SUPPLIED MATERIAL »
*****

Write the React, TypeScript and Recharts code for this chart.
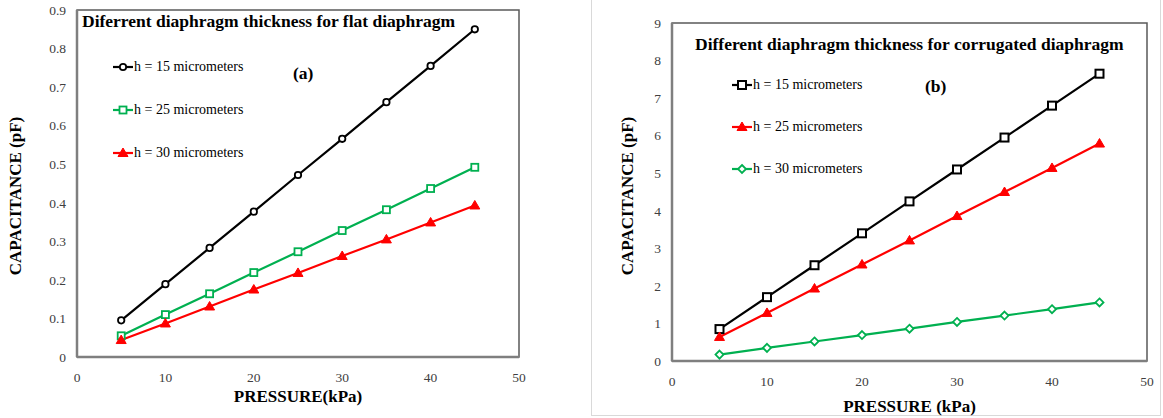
import { LineChart, Line, XAxis, YAxis, Legend, ReferenceArea } from "recharts";

const pressure = [5, 10, 15, 20, 25, 30, 35, 40, 45];

// (a) flat diaphragm
const flatH15 = [0.095, 0.189, 0.283, 0.377, 0.472, 0.566, 0.661, 0.755, 0.85];
const flatH25 = [0.055, 0.11, 0.164, 0.219, 0.273, 0.328, 0.382, 0.437, 0.492];
const flatH30 = [0.044, 0.087, 0.131, 0.175, 0.218, 0.262, 0.305, 0.349, 0.393];

// (b) corrugated diaphragm
const corrH15 = [0.85, 1.7, 2.55, 3.4, 4.25, 5.1, 5.95, 6.8, 7.65];
const corrH25 = [0.64, 1.28, 1.93, 2.57, 3.21, 3.86, 4.5, 5.14, 5.79];
const corrH30 = [0.17, 0.35, 0.52, 0.69, 0.86, 1.04, 1.21, 1.38, 1.56];

const xTicks = [0, 10, 20, 30, 40, 50];
const flatYTicks = [0, 0.1, 0.2, 0.3, 0.4, 0.5, 0.6, 0.7, 0.8, 0.9];
const corrYTicks = [0, 1, 2, 3, 4, 5, 6, 7, 8, 9];

const seriesNames = ["h = 15 micrometers", "h = 25 micrometers", "h = 30 micrometers"];

const flatData = pressure.map((p, i) => ({ p, h15: flatH15[i], h25: flatH25[i], h30: flatH30[i] }));
const corrData = pressure.map((p, i) => ({ p, h15: corrH15[i], h25: corrH25[i], h30: corrH30[i] }));

const FONT = "'Liberation Serif', 'Times New Roman', serif";
const BLACK = "#000000";
const GREEN = "#00b050";
const RED = "#ff0000";

type Kind = "circle" | "square" | "bigSquare" | "triangle" | "diamond";

function Marker({ kind, cx, cy, color }: { kind: Kind; cx: number; cy: number; color: string }) {
  if (cx == null || cy == null) return null;
  switch (kind) {
    case "circle":
      return <circle cx={cx} cy={cy} r={3.2} fill="#fff" stroke={color} strokeWidth={1.8} />;
    case "square":
      return <rect x={cx - 3.5} y={cy - 3.5} width={7} height={7} fill="#fff" stroke={color} strokeWidth={1.8} />;
    case "bigSquare":
      return <rect x={cx - 4} y={cy - 4} width={8} height={8} fill="#fff" stroke={color} strokeWidth={2} />;
    case "triangle":
      return <polygon points={`${cx},${cy - 5} ${cx + 5},${cy + 3.5} ${cx - 5},${cy + 3.5}`} fill={color} stroke={color} strokeWidth={1} />;
    case "diamond":
      return <polygon points={`${cx},${cy - 4} ${cx + 4},${cy} ${cx},${cy + 4} ${cx - 4},${cy}`} fill="#fff" stroke={color} strokeWidth={1.8} />;
  }
}

const dotOf = (kind: Kind, color: string) => (props: any) => (
  <Marker key={`${kind}-${props.index}`} kind={kind} cx={props.cx} cy={props.cy} color={color} />
);

function KeyList({ items, gap }: { items: { kind: Kind; color: string; name: string }[]; gap: number }) {
  return (
    <div style={{ fontFamily: FONT, fontSize: 14, color: "#000" }}>
      {items.map((it) => (
        <div key={it.name} style={{ height: gap, display: "flex", alignItems: "center", whiteSpace: "nowrap" }}>
          <svg width={20} height={12} style={{ marginRight: 1 }}>
            <line x1={0} y1={6} x2={20} y2={6} stroke={it.color} strokeWidth={2.2} />
            <Marker kind={it.kind} cx={10} cy={6} color={it.color} />
          </svg>
          <span>{it.name}</span>
        </div>
      ))}
    </div>
  );
}

const tickStyle = { fill: "#404040", fontSize: 13.5, fontFamily: FONT };

function Panel(props: {
  data: any[];
  width: number;
  margin: { top: number; right: number; left: number; bottom: number };
  yAxisWidth: number;
  xAxisHeight: number;
  yMax: number;
  yTicks: number[];
  kinds: [Kind, Kind, Kind];
  colors: [string, string, string];
  xTitle: string;
  xTitleOffset: number;
  yTitleX: number;
  yTitleY: number;
  legendLeft: number;
  legendTop: number;
  legendGap: number;
}) {
  const keys = ["h15", "h25", "h30"];
  const items = keys.map((k, i) => ({ kind: props.kinds[i], color: props.colors[i], name: seriesNames[i] }));
  return (
    <LineChart width={props.width} height={418} data={props.data} margin={props.margin}>
      <ReferenceArea x1={0} x2={50} y1={0} y2={props.yMax} fill="none" stroke="#5a5a5a" strokeWidth={1.5} />
      <XAxis
        type="number"
        dataKey="p"
        domain={[0, 50]}
        ticks={xTicks}
        interval={0}
        height={props.xAxisHeight}
        axisLine={{ stroke: "#7f7f7f", strokeWidth: 2.5 }}
        tickLine={false}
        tick={tickStyle}
        tickMargin={9}
        label={(lp: any) => {
          const vb = lp.viewBox;
          return (
            <text
              x={vb.x + vb.width / 2}
              y={vb.y + props.xTitleOffset}
              textAnchor="middle"
              dominantBaseline="central"
              fontFamily={FONT}
              fontWeight="bold"
              fontSize={17}
              fill="#000"
            >
              {props.xTitle}
            </text>
          );
        }}
      />
      <YAxis
        type="number"
        domain={[0, props.yMax]}
        ticks={props.yTicks}
        interval={0}
        width={props.yAxisWidth}
        axisLine={{ stroke: "#7f7f7f", strokeWidth: 2.5 }}
        tickLine={false}
        tick={tickStyle}
        tickMargin={5}
        label={() => (
          <text
            x={props.yTitleX}
            y={props.yTitleY}
            transform={`rotate(-90 ${props.yTitleX} ${props.yTitleY})`}
            textAnchor="middle"
            dominantBaseline="central"
            fontFamily={FONT}
            fontWeight="bold"
            fontSize={17}
            fill="#000"
          >
            CAPACITANCE (pF)
          </text>
        )}
      />
      <Legend
        layout="vertical"
        align="center"
        verticalAlign="middle"
        wrapperStyle={{ left: props.legendLeft, top: props.legendTop, width: "auto" }}
        content={() => <KeyList items={items} gap={props.legendGap} />}
      />
      {keys.map((k, i) => (
        <Line
          key={k}
          dataKey={k}
          name={seriesNames[i]}
          stroke={props.colors[i]}
          strokeWidth={2.2}
          dot={dotOf(props.kinds[i], props.colors[i])}
          isAnimationActive={false}
        />
      ))}
    </LineChart>
  );
}

const titleStyle: React.CSSProperties = {
  position: "absolute",
  fontFamily: FONT,
  fontWeight: "bold",
  fontSize: 17.5,
  color: "#000",
  whiteSpace: "nowrap",
  lineHeight: "20px",
};

export default function App() {
  return (
    <div style={{ position: "absolute", left: 0, top: 0, width: 1163, height: 418, background: "#fff", overflow: "hidden" }}>
      <div style={{ position: "absolute", left: 0, top: 0 }}>
        <Panel
          data={flatData}
          width={560}
          margin={{ top: 10, right: 41, left: 0, bottom: 0 }}
          yAxisWidth={77}
          xAxisHeight={61}
          yMax={0.9}
          yTicks={flatYTicks}
          kinds={["circle", "square", "triangle"]}
          colors={[BLACK, GREEN, RED]}
          xTitle="PRESSURE(kPa)"
          xTitleOffset={39}
          yTitleX={15}
          yTitleY={196}
          legendLeft={113}
          legendTop={45.5}
          legendGap={43}
        />
      </div>
      <div style={{ ...titleStyle, left: 82, top: 11 }}>Diferrent diaphragm thickness for flat diaphragm</div>
      <div style={{ ...titleStyle, left: 293, top: 63 }}>(a)</div>

      <div style={{ position: "absolute", left: 591, top: -1, width: 570, height: 417, border: "1px solid #d9d9d9", boxSizing: "border-box" }} />
      <div style={{ position: "absolute", left: 591, top: 0 }}>
        <Panel
          data={corrData}
          width={572}
          margin={{ top: 23, right: 16, left: 0, bottom: 0 }}
          yAxisWidth={81}
          xAxisHeight={57}
          yMax={9}
          yTicks={corrYTicks}
          kinds={["bigSquare", "triangle", "diamond"]}
          colors={[BLACK, RED, GREEN]}
          xTitle="PRESSURE (kPa)"
          xTitleOffset={45}
          yTitleX={36}
          yTitleY={196}
          legendLeft={141}
          legendTop={64}
          legendGap={42}
        />
      </div>
      <div style={{ ...titleStyle, left: 695, top: 33.5 }}>Different diaphragm thickness for corrugated diaphragm</div>
      <div style={{ ...titleStyle, left: 925, top: 76 }}>(b)</div>
    </div>
  );
}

*****

YOUR GOAL » For the data above, state how many lines contain "React"; the number is the whole answer.

FULL SOLUTION » 2